Con la consapevolezza che non ci sarà un vero cambiamento politico se prima non cambiamo il clima culturale e sociale di questo Paese, ricostruendo un livello minimo di civiltà ed umanità. E’ un lavoro di lunga lena che non darà risultati immediati, neanche sul piano elettorale.

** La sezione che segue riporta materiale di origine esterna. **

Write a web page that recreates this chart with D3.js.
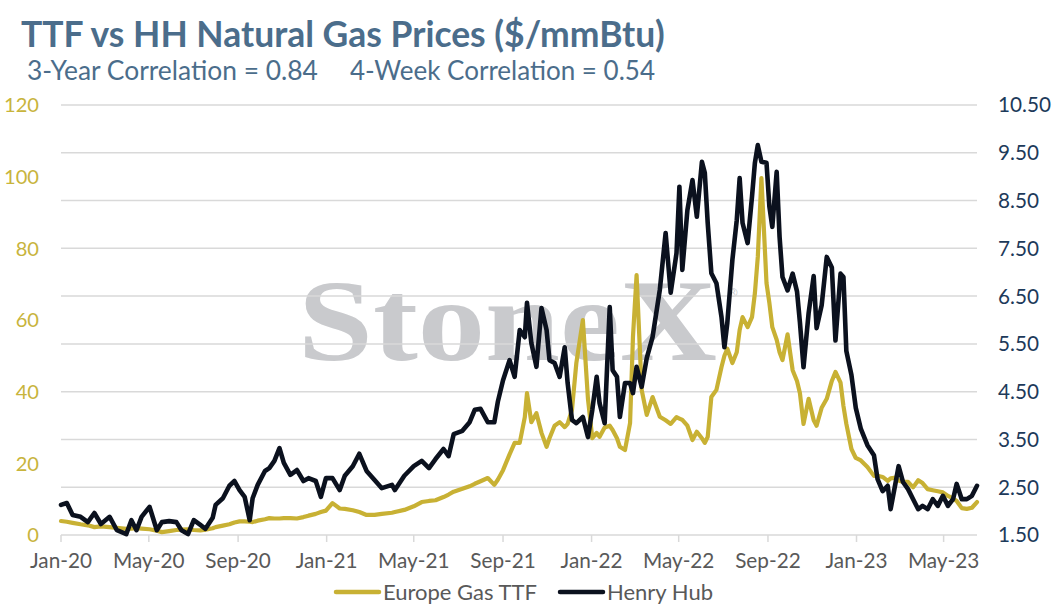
<!DOCTYPE html>
<html>
<head>
<meta charset="utf-8">
<script src="https://cdn.jsdelivr.net/npm/d3@7"></script>
<style>
html,body{margin:0;padding:0;background:#fff;}
svg{display:block;}
</style>
</head>
<body>
<svg id="chart" width="1054" height="613"></svg>
<script>
// ---------- DATA ----------
const dates = [
"2020-01-01","2020-01-09","2020-01-17","2020-01-28","2020-02-07","2020-02-16","2020-02-25","2020-03-08","2020-03-18","2020-03-31",
"2020-04-07","2020-04-14","2020-04-21","2020-05-02","2020-05-12","2020-05-19","2020-05-29","2020-06-08","2020-06-15","2020-06-24",
"2020-07-02","2020-07-11","2020-07-18","2020-07-28","2020-08-01","2020-08-11","2020-08-20","2020-08-27","2020-09-03","2020-09-10",
"2020-09-17","2020-09-21","2020-09-28","2020-10-08","2020-10-14","2020-10-21","2020-10-28","2020-11-03","2020-11-12","2020-11-21",
"2020-11-30","2020-12-07","2020-12-17","2020-12-24","2020-12-31",
"2021-01-09","2021-01-19","2021-01-26","2021-02-06","2021-02-15","2021-02-25","2021-03-08","2021-03-18","2021-04-01","2021-04-05",
"2021-04-18","2021-05-01","2021-05-12","2021-05-22","2021-05-31","2021-06-11","2021-06-18","2021-06-25","2021-07-07","2021-07-17",
"2021-07-24","2021-08-01","2021-08-11","2021-08-20","2021-08-25","2021-09-01","2021-09-10","2021-09-17","2021-09-24","2021-10-01",
"2021-10-04","2021-10-10","2021-10-17","2021-10-24","2021-10-31","2021-11-04","2021-11-11","2021-11-18","2021-11-25","2021-11-29",
"2021-12-05","2021-12-11","2021-12-20","2021-12-27",
"2022-01-02","2022-01-08","2022-01-12","2022-01-19","2022-01-26","2022-01-30","2022-02-05","2022-02-09","2022-02-16","2022-02-23",
"2022-02-27","2022-03-04","2022-03-11","2022-03-18","2022-03-26","2022-04-05","2022-04-13","2022-04-20","2022-04-28","2022-05-02",
"2022-05-06","2022-05-13","2022-05-20","2022-05-26","2022-06-02","2022-06-06","2022-06-10","2022-06-15","2022-06-22","2022-06-29",
"2022-07-03","2022-07-07","2022-07-14","2022-07-20","2022-07-24","2022-07-28","2022-08-04","2022-08-10","2022-08-14","2022-08-18",
"2022-08-23","2022-08-30","2022-09-03","2022-09-07","2022-09-13","2022-09-17","2022-09-21","2022-09-28","2022-10-05","2022-10-11",
"2022-10-15","2022-10-20","2022-10-27","2022-11-03","2022-11-07","2022-11-14","2022-11-21","2022-11-28","2022-12-03","2022-12-10",
"2022-12-14","2022-12-18","2022-12-25","2022-12-31",
"2023-01-07","2023-01-16","2023-01-25","2023-01-30","2023-02-06","2023-02-13","2023-02-17","2023-02-24","2023-02-28","2023-03-06",
"2023-03-13","2023-03-20","2023-03-27","2023-04-02","2023-04-09","2023-04-16","2023-04-23","2023-04-30","2023-05-07","2023-05-14",
"2023-05-19","2023-05-26","2023-06-02","2023-06-09","2023-06-16"
];

// Europe Gas TTF ($/mmBtu, left axis)
const ttf = [
3.9,3.7,3.4,3.0,2.7,2.2,2.4,2.2,2.0,1.7, 1.8,1.9,1.8,1.6,1.2,0.8,1.1,1.4,1.5,1.6,
1.4,1.3,1.5,1.9,2.2,2.6,3.0,3.5,3.8,3.8, 3.7,3.6,4.0,4.4,4.7,4.6,4.6,4.7,4.7,4.6,
5.0,5.4,5.9,6.4,6.8,
8.9,7.4,7.3,6.9,6.4,5.6,5.6,5.9,6.2,6.4, 7.0,8.0,9.2,9.5,9.7,10.6,11.3,12.1,12.9,13.6,
14.3,15.0,15.9,14.0,15.5,18.1,22.5,25.7,25.7,32.9, 39.6,31.5,34.0,28.5,24.6,27.0,30.5,31.5,30.1,31.0,
35.0,48.0,60.0,38.0,
27.0,28.5,27.4,30.0,30.5,29.3,27.0,24.6,23.7,31.2, 55.2,72.5,40.5,33.5,38.5,33.0,32.0,31.0,32.9,32.5,
32.1,30.5,26.5,28.8,27.0,25.7,27.4,38.5,40.5,46.9, 50.0,52.0,48.0,51.0,57.2,60.8,58.0,60.8,67.5,77.6,
99.6,70.3,64.7,58.0,54.5,51.0,48.8,56.0,46.0,43.0, 39.6,31.0,38.0,32.0,30.5,35.5,38.0,43.0,45.5,42.5,
36.0,31.0,24.0,21.5,
20.8,19.0,16.5,16.5,16.2,15.1,15.8,16.0,15.2,14.8, 14.8,13.3,15.3,14.5,12.8,12.5,12.2,11.9,10.9,10.2,
9.5,7.5,7.3,7.6,9.2
];

// Henry Hub ($/mmBtu, right axis)
const hh = [
2.13,2.17,1.92,1.88,1.77,1.96,1.73,1.88,1.60,1.52, 1.81,1.60,1.88,2.09,1.60,1.77,1.79,1.77,1.60,1.52,
1.81,1.71,1.63,1.86,2.13,2.27,2.53,2.63,2.44,2.30, 1.81,2.27,2.55,2.84,2.90,3.05,3.32,3.01,2.76,2.86,
2.63,2.69,2.63,2.30,2.69,
2.69,2.44,2.74,2.94,3.20,2.84,2.65,2.48,2.55,2.44, 2.74,2.94,3.05,2.90,3.09,3.30,3.15,3.61,3.68,3.86,
4.12,4.14,3.86,3.86,4.30,4.74,5.16,4.81,5.79,5.64, 6.36,5.52,5.02,6.25,5.79,5.16,5.10,4.81,5.43,4.68,
3.91,3.84,3.97,3.55,
4.12,4.81,4.26,3.84,6.27,4.95,4.81,3.97,4.68,4.68, 4.47,5.02,4.60,5.20,5.64,6.63,7.82,6.57,7.40,8.79,
7.05,8.30,8.93,8.16,9.31,9.08,8.03,6.98,6.77,6.06, 5.43,5.94,7.26,8.09,8.97,8.03,7.61,8.58,9.29,9.66,
9.31,9.29,8.37,7.95,9.10,7.74,6.90,6.62,6.97,6.60, 5.96,5.01,6.14,6.92,5.83,6.31,7.32,7.10,5.57,6.97,
6.90,5.35,4.85,4.16,
3.72,3.38,3.17,2.67,2.42,2.53,2.04,2.61,2.94,2.61, 2.46,2.25,2.04,2.11,2.04,2.25,2.11,2.32,2.11,2.25,
2.57,2.25,2.25,2.32,2.53
];

const leftTicks = [0,20,40,60,80,100,120];
const rightTicks = [1.5,2.5,3.5,4.5,5.5,6.5,7.5,8.5,9.5,10.5];
const xTickDates = ["2020-01-01","2020-05-01","2020-09-01","2021-01-01","2021-05-01","2021-09-01","2022-01-01","2022-05-01","2022-09-01","2023-01-01","2023-05-01"];
const seriesNames = ["Europe Gas TTF","Henry Hub"];
const titleText = "TTF vs HH Natural Gas Prices ($/mmBtu)";
const subtitle1 = "3-Year Correlation = 0.84";
const subtitle2 = "4-Week Correlation = 0.54";

// ---------- CHART ----------
const parse = d3.timeParse("%Y-%m-%d");
const FONT = "Lato, 'Open Sans', sans-serif";
const C_TTF = "#c8b134", C_HH = "#0b111e", C_TITLE = "#4b6d8b";
const svg = d3.select("#chart");

const m = {left:61, right:977, top:105, bottom:535};
const x = d3.scaleTime().domain([parse("2020-01-01"), parse("2023-06-16")]).range([m.left, m.right]);
const yL = d3.scaleLinear().domain([0,120]).range([m.bottom, m.top]);
const yR = d3.scaleLinear().domain([1.5,10.5]).range([m.bottom, m.top]);

function fit(sel, target){
  const w = sel.node().getComputedTextLength();
  const fs = parseFloat(sel.attr("font-size"));
  sel.attr("font-size", (fs*target/w).toFixed(2));
  return fs*target/w;
}
function sizeFor(str, weight, base, target){
  const t = svg.append("text").attr("font-family",FONT).attr("font-weight",weight).attr("font-size",base).text(str);
  const w = t.node().getComputedTextLength(); t.remove();
  return base*target/w;
}

// watermark
const wm = svg.append("g");
wm.append("text").attr("x",298).attr("y",360)
  .attr("font-family","'Liberation Serif','Times New Roman',serif")
  .attr("font-weight","bold")
  .attr("font-size",117).attr("fill","#c9cacd")
  .attr("textLength",419).attr("lengthAdjust","spacingAndGlyphs")
  .text("StoneX");
wm.append("text").attr("x",727).attr("y",297)
  .attr("font-family","'DejaVu Sans',sans-serif").attr("font-size",12).attr("fill","#c9cacd").text("®");

// gridlines
svg.append("g").selectAll("line").data(rightTicks).join("line")
  .attr("x1",m.left).attr("x2",m.right)
  .attr("y1",d=>yR(d)).attr("y2",d=>yR(d))
  .attr("stroke","#d9d9d9").attr("stroke-width",1.5);

// x ticks
const xt = xTickDates.map(parse);
svg.append("g").selectAll("line").data(xt).join("line")
  .attr("x1",d=>x(d)).attr("x2",d=>x(d))
  .attr("y1",m.bottom).attr("y2",m.bottom+7)
  .attr("stroke","#d9d9d9").attr("stroke-width",1.5);
const xfs = sizeFor("Jan-20","normal",20,62);
svg.append("g").selectAll("text").data(xt).join("text")
  .attr("x",d=>x(d)).attr("y",568)
  .attr("text-anchor","middle").attr("font-family",FONT).attr("font-size",xfs)
  .attr("fill","#595959").text(d3.timeFormat("%b-%y"));

// left axis labels
const lfs = sizeFor("120","normal",20,35);
svg.append("g").selectAll("text").data(leftTicks).join("text")
  .attr("x",39).attr("y",d=>yL(d)).attr("dy","0.36em")
  .attr("text-anchor","end").attr("font-family",FONT).attr("font-size",lfs)
  .attr("fill","#c8b43c").text(d=>d);

// right axis labels
const rfs = sizeFor("10.50","normal",20,53);
svg.append("g").selectAll("text").data(rightTicks).join("text")
  .attr("x",998).attr("y",d=>yR(d)).attr("dy","0.36em")
  .attr("text-anchor","start").attr("font-family",FONT).attr("font-size",rfs)
  .attr("fill","#1d3a5a").text(d=>d.toFixed(2));

// lines
const pts = dates.map((d,i)=>({date:parse(d), ttf:ttf[i], hh:hh[i]}));
const lineTTF = d3.line().x(d=>x(d.date)).y(d=>yL(d.ttf));
const lineHH = d3.line().x(d=>x(d.date)).y(d=>yR(d.hh));
svg.append("path").datum(pts).attr("d",lineTTF).attr("fill","none")
  .attr("stroke",C_TTF).attr("stroke-width",4.2).attr("stroke-linejoin","round").attr("stroke-linecap","round");
svg.append("path").datum(pts).attr("d",lineHH).attr("fill","none")
  .attr("stroke",C_HH).attr("stroke-width",4.6).attr("stroke-linejoin","round").attr("stroke-linecap","round");

// title
const t1 = svg.append("text").attr("x",21).attr("y",47).attr("font-family",FONT).attr("font-weight","bold")
  .attr("font-size",32).attr("fill",C_TITLE).text(titleText);
fit(t1, 644);
const s1 = svg.append("text").attr("x",27).attr("y",80).attr("font-family",FONT)
  .attr("font-size",23).attr("fill",C_TITLE).text(subtitle1);
fit(s1, 291);
const s2 = svg.append("text").attr("x",350).attr("y",80).attr("font-family",FONT)
  .attr("font-size",23).attr("fill",C_TITLE).text(subtitle2);
fit(s2, 305);

// legend
const lg = svg.append("g");
const legfs = sizeFor("Europe Gas TTF","normal",20,154);
const legItems = [
  {name:seriesNames[0], color:C_TTF, x1:336, x2:379, tx:383},
  {name:seriesNames[1], color:C_HH, x1:560, x2:603, tx:607}
];
legItems.forEach(it=>{
  lg.append("line").attr("x1",it.x1).attr("x2",it.x2).attr("y1",592).attr("y2",592)
    .attr("stroke",it.color).attr("stroke-width",4.5).attr("stroke-linecap","round");
  lg.append("text").attr("x",it.tx).attr("y",592).attr("dy","0.36em")
    .attr("font-family",FONT).attr("font-size",legfs).attr("fill","#595959").text(it.name);
});
</script>
</body>
</html>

E poi, la lezione di Italo Calvino

E poi bisogna ascoltare e mettere in pratica la lezione di Italo Calvino in conclusione de Le città invisibili: “cercare e saper riconoscere chi e cosa, in mezzo all’inferno, non è inferno, e farlo durare, e dargli spazio”. Per esempio riconoscere, farlo durare e dare spazio al movimento europeo degli studenti contro il cambiamento climatico, vero antidoto ai sovranismi nazionalisti. Con il quale abbiamo molti obiettivi in comune e la responsabilità di accompagnarlo per far crescere la consapevolezza di questi giovani e giovanissimi che i loro [obbiettivi] sono complementari ai nostri – come tessere di uno stesso puzzle che costruisce il futuro – e i loro avversari sono anche i nostri. Donald Trump e Vladimir Putin, per esempio, apparentemente avversari tra loro ma uniti contro il futuro dell’umanità: l’uno – contraddicendo tutte le evidenze scientifiche e le catastrofi ambientali che si abbattono anche contro gli USA – considera i cambiamenti climatici una bufala inventata dagli scienziati; l’altro – trascurando le conseguenze che derivano dall’innalzamento dei mari – considera lo scioglimento dei ghiacciai artici un’opportunità per la Russia di sfruttarne i giacimenti petroliferi. Non è un caso che entrambi, oggi, stiano rimettendo in discussione anche il Trattato contro i missili nucleari a medio raggio in Europa siglato nel 1987 da Donald Reagan e Michael Gorbaciov al culmine delle proteste dei movimenti pacifisti di allora, che portò alla progressiva dismissione di quelle testate nucleari, contro le quali si batteva un’altra generazione di studenti. Che oggi, grazie a questi novelli Stranamore, rischiano seriamente di essere nuovamente dislocate contro le nostre teste.

Il movimento per la pace oggi, dunque, ha anche una nuova responsabilità educativa e formativa a beneficio di una nuova generazione di attivisti. Cioè di tutti.